Changing the beneficiary to a nonfamily member is another concern. SIA has proposed that changes to nonfamily members be treated as reverting to the account owner and then being "re-gifted" to the new designated beneficiary, where the account owner would then be subject to income tax and a 10-percent penalty. Although most plans prohibit beneficiary changes to nonfamily members, a few do not.

Account ownership changes
Strange beasts, these 529 plans: They are considered a completed gift to the beneficiary, yet the account owner retains control, quite contrary to gift tax laws. A tax avoider could dodge transfer taxes by using a 529 to make a tax-free gift, then change the account owner to an individual to whom they could not have made a tax-free gift. That could include a family member or nonfamily member to whom they have already given the $12,000 annual maximum tax-free gift.
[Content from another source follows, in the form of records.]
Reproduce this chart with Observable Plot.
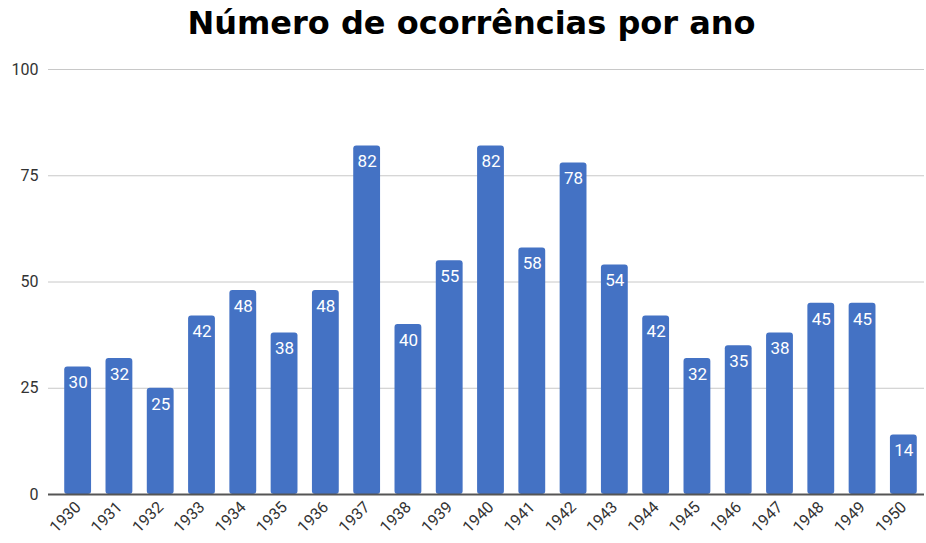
<!DOCTYPE html>
<html>
<head>
<meta charset="utf-8">
<script src="https://cdn.jsdelivr.net/npm/d3@7"></script>
<script src="https://cdn.jsdelivr.net/npm/@observablehq/plot@0.6"></script>
<style>
  html, body { margin: 0; padding: 0; background: #fff; }
  #title { height: 50px; line-height: 47px; text-align: center; font-family: "DejaVu Sans", sans-serif; font-weight: bold; font-size: 32px; color: #000; width: 909px; padding-left: 17px; }
</style>
</head>
<body>
<div id="title">Número de ocorrências por ano</div>
<div id="chart"></div>
<script>
const years = ["1930","1931","1932","1933","1934","1935","1936","1937","1938","1939","1940","1941","1942","1943","1944","1945","1946","1947","1948","1949","1950"];
const counts = [30,32,25,42,48,38,48,82,40,55,82,58,78,54,42,32,35,38,45,45,14];
const yTicks = [0,25,50,75,100];

const data = years.map((y, i) => ({year: y, count: counts[i]}));

const chart = Plot.plot({
  width: 926,
  height: 493,
  marginLeft: 57,
  marginRight: 2,
  marginTop: 19,
  marginBottom: 49,
  style: { fontFamily: "Roboto, 'Noto Sans', sans-serif", background: "#fff" },
  x: { domain: years, paddingInner: 0.35, paddingOuter: 0.175, round: false, label: null },
  y: { domain: [0, 100], label: null },
  marks: [
    Plot.ruleY(yTicks.filter(d => d > 0), { stroke: "#c8c8c8", strokeWidth: 1, insetLeft: -9 }),
    Plot.barY(data, { x: "year", y: "count", fill: "#4472C4", rx: 3 }),
    Plot.ruleY([0], { stroke: "#555", strokeWidth: 2, insetLeft: -9 }),
    Plot.text(data, { x: "year", y: "count", text: d => String(d.count), fill: "#fff", fontSize: 17, dy: 16 }),
    Plot.axisY({ ticks: yTicks, tickSize: 0, tickPadding: 19, fontSize: 16, fill: "#333", label: null }),
    Plot.axisX({ tickSize: 0, tickRotate: -45, tickPadding: 10, fontSize: 16, fill: "#333", label: null })
  ]
});
document.getElementById("chart").appendChild(chart);
</script>
</body>
</html>
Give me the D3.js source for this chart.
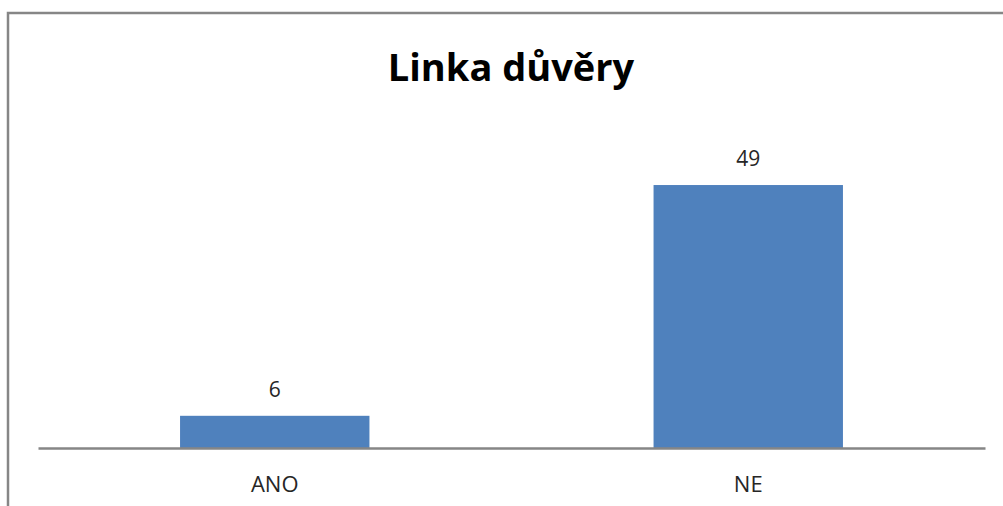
<!DOCTYPE html>
<html>
<head>
    <title>Linka důvěry</title>
    <script src="https://cdn.jsdelivr.net/npm/d3@7"></script>
    <style>
        body { margin: 0; background: white; }
        text { font-family: "Open Sans", "Noto Sans", sans-serif; }
    </style>
</head>
<body>
    <div id="chart"></div>
    <script>
        const categories = ["ANO", "NE"];
        const values = [6, 49];
        const yMax = 60;

        const W = 1003, H = 506;
        const plot = { left: 38, right: 985, top: 126, bottom: 448 };

        const svg = d3.select("#chart")
            .append("svg")
            .attr("width", W)
            .attr("height", H);

        // frame (cropped on right and bottom)
        svg.append("path")
            .attr("d", `M8,${H} L8,13 L${W},13`)
            .attr("fill", "none")
            .attr("stroke", "#868686")
            .attr("stroke-width", 2.5);

        const x = d3.scaleBand()
            .domain(categories)
            .range([plot.left, plot.right])
            .paddingInner(0.6)
            .paddingOuter(0.3);

        const y = d3.scaleLinear()
            .domain([0, yMax])
            .range([plot.bottom, plot.top]);

        // title
        svg.append("text")
            .attr("x", 511)
            .attr("y", 81)
            .attr("text-anchor", "middle")
            .attr("font-size", 38)
            .attr("font-weight", "bold")
            .attr("fill", "#000")
            .text("Linka důvěry");

        // bars
        svg.append("g")
            .selectAll("rect")
            .data(values)
            .enter().append("rect")
            .attr("x", (d, i) => x(categories[i]))
            .attr("y", d => y(d))
            .attr("width", x.bandwidth())
            .attr("height", d => y(0) - y(d))
            .attr("fill", "#4f81bd");

        // value labels
        svg.append("g")
            .selectAll("text")
            .data(values)
            .enter().append("text")
            .attr("x", (d, i) => x(categories[i]) + x.bandwidth() / 2)
            .attr("y", d => y(d) - 19)
            .attr("text-anchor", "middle")
            .attr("font-size", 21)
            .attr("fill", "#262626")
            .text(d => d);

        // x axis
        const xAxis = svg.append("g")
            .attr("transform", `translate(0, ${plot.bottom})`)
            .call(d3.axisBottom(x).tickSize(0).tickPadding(28));
        xAxis.select(".domain")
            .attr("stroke", "#868686")
            .attr("stroke-width", 2.5);
        xAxis.selectAll("text")
            .attr("font-size", 22)
            .attr("fill", "#262626")
            .style("font-family", "'Open Sans', 'Noto Sans', sans-serif");
    </script>
</body>
</html>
Many state programs already restrict account ownership changes to family, except in specific circumstances: death, disability or court orders, such as divorce. Proposals on the table run the gamut: restrict changes to spouses only, consider an ownership change as a gift to the new owner, prohibit ownership changes entirely or leave this for the programs to administer.

"Limiting account owner changes is one thing that most plans already do," says Varley. "If you want to change the account owner, they will say that unless you have one of these specified reasons, we're not going to let you do it and if you don't like it, you can close your account down and it's going to be reported as a nonqualified distribution."